--- begin ---
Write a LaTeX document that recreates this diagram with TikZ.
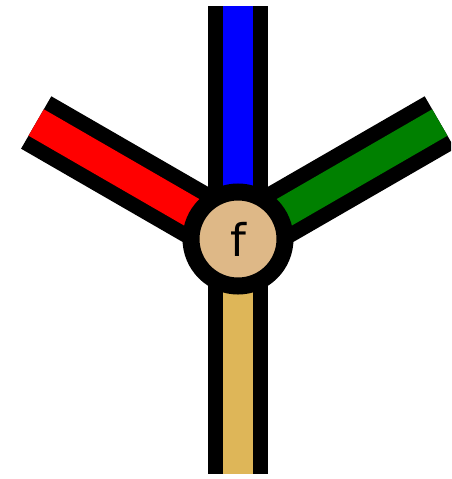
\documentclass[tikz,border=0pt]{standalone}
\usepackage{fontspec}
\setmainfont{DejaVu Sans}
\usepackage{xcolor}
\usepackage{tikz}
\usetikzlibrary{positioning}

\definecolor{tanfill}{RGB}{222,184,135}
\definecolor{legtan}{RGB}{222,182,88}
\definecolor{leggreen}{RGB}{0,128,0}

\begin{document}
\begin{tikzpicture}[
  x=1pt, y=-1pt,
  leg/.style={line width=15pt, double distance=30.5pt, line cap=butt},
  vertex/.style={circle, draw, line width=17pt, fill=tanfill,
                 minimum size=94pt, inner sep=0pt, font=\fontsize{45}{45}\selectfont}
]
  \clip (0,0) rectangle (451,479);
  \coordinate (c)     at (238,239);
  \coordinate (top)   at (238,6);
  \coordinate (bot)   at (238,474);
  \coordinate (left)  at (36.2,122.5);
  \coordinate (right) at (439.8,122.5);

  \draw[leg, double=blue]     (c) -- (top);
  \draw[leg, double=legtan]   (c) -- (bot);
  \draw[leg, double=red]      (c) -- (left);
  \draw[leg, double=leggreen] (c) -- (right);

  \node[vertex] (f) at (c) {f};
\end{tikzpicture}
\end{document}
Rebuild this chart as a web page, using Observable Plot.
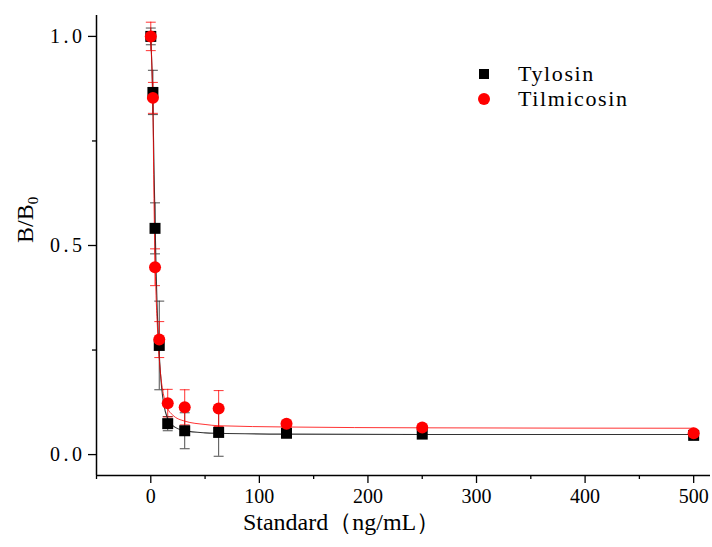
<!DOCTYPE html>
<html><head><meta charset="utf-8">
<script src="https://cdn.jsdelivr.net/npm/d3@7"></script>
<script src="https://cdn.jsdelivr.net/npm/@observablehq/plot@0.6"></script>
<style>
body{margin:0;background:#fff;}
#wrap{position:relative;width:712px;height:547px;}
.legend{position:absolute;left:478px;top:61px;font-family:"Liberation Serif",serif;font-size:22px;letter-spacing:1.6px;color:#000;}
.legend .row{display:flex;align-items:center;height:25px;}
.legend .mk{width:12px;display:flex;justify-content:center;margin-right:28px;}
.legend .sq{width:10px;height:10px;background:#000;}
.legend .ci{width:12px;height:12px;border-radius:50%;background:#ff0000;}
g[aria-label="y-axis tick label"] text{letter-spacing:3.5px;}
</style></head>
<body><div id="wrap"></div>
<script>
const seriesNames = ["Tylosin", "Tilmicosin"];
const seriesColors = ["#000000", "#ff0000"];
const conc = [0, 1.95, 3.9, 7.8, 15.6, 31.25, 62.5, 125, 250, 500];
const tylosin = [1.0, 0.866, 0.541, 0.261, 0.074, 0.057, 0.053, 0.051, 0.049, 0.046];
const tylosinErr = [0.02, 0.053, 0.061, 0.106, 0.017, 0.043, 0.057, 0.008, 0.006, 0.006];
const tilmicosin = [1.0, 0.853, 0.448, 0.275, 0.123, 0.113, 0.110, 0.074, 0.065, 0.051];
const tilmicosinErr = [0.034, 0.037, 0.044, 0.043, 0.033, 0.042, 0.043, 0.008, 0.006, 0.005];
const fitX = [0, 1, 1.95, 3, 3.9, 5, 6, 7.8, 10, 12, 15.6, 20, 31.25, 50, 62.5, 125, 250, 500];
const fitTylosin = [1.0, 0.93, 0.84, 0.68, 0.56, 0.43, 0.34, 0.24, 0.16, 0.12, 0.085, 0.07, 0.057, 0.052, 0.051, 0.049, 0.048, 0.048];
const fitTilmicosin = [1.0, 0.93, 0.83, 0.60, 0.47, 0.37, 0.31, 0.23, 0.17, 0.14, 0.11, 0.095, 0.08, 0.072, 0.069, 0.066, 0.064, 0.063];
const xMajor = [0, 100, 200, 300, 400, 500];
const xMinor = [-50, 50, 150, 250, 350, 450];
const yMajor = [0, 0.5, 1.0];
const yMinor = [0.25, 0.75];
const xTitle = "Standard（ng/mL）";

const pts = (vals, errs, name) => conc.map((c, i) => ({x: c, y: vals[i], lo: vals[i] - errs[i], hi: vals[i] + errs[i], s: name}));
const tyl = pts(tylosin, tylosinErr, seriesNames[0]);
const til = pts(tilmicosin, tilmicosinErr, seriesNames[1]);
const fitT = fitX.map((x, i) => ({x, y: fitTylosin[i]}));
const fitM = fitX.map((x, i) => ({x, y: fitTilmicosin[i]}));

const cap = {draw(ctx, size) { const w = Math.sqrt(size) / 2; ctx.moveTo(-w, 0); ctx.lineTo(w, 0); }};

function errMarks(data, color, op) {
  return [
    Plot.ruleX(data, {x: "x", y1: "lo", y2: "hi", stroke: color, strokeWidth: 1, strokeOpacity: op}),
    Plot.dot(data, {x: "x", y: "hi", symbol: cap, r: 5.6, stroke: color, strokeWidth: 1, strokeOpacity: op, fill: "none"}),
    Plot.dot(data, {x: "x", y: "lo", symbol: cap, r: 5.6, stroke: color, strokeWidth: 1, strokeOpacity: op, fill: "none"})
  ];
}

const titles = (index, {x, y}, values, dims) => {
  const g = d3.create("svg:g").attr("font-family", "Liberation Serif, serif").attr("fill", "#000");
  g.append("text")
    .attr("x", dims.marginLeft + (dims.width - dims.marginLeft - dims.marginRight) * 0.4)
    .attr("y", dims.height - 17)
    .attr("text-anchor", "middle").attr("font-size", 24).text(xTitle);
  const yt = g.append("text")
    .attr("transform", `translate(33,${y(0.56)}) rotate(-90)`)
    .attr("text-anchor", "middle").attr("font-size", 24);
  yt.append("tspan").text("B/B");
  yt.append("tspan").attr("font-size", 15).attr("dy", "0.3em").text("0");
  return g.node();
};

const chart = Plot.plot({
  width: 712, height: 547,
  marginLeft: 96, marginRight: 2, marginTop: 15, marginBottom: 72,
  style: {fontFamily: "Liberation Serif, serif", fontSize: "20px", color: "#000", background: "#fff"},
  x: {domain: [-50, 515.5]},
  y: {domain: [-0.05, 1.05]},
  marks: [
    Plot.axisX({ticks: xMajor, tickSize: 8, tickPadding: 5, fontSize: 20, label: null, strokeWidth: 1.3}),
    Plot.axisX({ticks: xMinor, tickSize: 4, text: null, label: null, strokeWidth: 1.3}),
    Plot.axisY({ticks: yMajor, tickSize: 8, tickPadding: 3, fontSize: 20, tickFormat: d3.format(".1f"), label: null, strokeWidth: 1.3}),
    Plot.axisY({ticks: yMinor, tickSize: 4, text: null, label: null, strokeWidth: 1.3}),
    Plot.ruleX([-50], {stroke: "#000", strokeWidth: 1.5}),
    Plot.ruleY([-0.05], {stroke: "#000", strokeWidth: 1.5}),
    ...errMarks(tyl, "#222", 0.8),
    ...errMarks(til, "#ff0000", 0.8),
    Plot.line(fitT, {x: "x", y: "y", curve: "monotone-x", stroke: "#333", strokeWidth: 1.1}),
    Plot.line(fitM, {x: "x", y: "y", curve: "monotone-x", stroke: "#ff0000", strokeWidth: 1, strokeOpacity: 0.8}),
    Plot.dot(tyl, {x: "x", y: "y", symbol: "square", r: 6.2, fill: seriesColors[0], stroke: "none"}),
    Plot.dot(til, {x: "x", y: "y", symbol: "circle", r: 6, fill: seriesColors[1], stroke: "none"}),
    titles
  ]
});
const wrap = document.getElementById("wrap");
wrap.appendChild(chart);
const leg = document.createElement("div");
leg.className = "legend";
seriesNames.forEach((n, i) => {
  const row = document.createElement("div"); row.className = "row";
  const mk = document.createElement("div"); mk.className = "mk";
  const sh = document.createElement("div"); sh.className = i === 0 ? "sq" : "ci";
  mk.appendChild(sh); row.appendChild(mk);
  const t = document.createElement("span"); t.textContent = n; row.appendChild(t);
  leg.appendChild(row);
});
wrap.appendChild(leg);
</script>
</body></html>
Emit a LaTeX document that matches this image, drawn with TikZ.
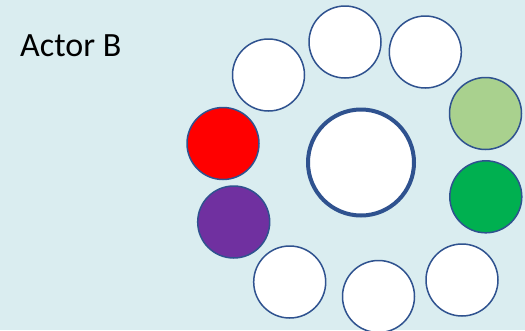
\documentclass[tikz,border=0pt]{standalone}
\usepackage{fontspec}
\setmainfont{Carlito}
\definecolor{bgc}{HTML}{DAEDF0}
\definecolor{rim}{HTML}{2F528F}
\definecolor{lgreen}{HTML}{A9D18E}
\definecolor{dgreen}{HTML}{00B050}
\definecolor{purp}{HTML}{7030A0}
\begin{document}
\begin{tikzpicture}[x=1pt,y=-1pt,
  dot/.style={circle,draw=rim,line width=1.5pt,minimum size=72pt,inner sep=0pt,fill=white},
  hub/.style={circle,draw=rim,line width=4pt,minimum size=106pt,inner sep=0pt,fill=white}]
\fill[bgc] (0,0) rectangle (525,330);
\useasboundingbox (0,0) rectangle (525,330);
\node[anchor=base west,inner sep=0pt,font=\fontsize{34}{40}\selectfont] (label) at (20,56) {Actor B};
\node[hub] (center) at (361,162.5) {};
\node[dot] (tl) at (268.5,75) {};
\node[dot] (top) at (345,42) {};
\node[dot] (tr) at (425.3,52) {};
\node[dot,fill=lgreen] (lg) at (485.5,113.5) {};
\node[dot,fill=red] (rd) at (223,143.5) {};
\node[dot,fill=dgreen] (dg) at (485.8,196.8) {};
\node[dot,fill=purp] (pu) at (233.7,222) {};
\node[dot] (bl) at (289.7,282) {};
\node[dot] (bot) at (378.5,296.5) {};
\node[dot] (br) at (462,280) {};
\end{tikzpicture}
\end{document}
--- end ---
--- begin ---
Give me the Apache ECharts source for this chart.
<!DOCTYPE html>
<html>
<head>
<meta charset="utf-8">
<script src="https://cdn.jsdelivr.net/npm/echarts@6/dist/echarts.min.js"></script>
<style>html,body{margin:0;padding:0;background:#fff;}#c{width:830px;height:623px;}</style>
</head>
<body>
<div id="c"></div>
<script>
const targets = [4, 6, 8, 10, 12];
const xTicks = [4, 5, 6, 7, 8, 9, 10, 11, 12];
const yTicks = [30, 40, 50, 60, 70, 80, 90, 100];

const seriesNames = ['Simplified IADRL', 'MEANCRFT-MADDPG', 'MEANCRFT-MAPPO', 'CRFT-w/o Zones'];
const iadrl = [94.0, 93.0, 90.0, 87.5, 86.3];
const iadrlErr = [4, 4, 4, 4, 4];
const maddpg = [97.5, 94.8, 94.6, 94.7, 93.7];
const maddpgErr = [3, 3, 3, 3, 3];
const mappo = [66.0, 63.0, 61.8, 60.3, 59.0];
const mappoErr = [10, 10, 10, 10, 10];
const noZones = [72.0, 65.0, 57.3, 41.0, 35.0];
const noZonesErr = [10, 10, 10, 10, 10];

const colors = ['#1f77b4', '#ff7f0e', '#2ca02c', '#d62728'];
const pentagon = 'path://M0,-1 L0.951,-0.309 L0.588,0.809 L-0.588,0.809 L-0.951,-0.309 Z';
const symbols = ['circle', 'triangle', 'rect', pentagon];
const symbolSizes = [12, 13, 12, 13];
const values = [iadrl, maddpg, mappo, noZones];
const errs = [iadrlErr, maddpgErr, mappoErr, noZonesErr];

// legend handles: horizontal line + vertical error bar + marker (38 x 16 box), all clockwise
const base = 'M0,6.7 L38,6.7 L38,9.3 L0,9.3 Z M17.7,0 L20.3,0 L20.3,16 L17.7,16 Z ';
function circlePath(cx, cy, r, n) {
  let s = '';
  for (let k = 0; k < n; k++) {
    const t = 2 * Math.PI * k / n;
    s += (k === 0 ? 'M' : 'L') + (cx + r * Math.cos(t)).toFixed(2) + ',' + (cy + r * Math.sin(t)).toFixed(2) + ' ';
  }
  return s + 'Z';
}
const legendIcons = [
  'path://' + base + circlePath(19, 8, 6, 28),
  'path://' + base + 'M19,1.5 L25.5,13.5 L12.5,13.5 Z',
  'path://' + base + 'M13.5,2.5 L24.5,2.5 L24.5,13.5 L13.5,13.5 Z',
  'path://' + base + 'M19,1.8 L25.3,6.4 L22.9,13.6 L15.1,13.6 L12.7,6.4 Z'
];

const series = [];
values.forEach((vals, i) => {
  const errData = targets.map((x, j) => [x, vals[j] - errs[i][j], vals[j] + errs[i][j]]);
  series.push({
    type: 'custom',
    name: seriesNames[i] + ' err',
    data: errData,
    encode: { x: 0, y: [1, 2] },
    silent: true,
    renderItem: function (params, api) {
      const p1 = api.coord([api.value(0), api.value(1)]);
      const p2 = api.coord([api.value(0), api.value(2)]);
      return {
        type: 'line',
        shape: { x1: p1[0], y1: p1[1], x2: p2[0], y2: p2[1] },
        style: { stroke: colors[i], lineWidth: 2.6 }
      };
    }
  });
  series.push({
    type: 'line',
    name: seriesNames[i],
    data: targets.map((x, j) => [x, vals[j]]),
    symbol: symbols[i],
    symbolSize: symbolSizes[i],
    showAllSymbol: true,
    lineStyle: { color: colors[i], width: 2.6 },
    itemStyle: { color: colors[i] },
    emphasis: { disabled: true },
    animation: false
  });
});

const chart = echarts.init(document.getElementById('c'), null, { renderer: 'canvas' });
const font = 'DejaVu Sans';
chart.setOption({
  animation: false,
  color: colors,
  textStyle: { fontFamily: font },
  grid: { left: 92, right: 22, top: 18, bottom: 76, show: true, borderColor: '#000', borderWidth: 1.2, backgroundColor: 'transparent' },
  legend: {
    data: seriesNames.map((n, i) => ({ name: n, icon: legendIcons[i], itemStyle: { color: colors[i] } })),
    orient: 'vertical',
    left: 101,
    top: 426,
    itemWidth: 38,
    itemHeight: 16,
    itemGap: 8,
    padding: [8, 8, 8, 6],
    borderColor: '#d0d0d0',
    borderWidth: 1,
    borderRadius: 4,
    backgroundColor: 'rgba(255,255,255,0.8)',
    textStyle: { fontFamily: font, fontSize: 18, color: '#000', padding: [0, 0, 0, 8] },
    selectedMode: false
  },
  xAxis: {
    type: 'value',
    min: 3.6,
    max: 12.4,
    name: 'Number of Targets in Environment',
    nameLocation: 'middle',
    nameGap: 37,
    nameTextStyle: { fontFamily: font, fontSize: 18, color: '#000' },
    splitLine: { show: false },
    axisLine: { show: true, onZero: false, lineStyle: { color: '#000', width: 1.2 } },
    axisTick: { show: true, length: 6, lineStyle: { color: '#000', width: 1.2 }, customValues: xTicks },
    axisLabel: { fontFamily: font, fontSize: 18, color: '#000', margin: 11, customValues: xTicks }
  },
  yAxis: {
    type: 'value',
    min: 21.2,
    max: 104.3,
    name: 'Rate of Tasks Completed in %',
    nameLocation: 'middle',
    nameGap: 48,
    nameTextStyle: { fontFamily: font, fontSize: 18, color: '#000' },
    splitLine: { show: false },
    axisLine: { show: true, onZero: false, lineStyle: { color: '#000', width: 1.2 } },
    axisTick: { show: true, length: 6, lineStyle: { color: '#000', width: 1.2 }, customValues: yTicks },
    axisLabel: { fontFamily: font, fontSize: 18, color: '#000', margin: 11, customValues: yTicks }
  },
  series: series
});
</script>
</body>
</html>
--- end ---
- [WRITTEN EXERCISE] Collect each line above holding the string "LaTeX".

- [RESPONSE TO THE TASK]
Write a LaTeX document that recreates this diagram with TikZ.
Emit a LaTeX document that matches this image, drawn with TikZ.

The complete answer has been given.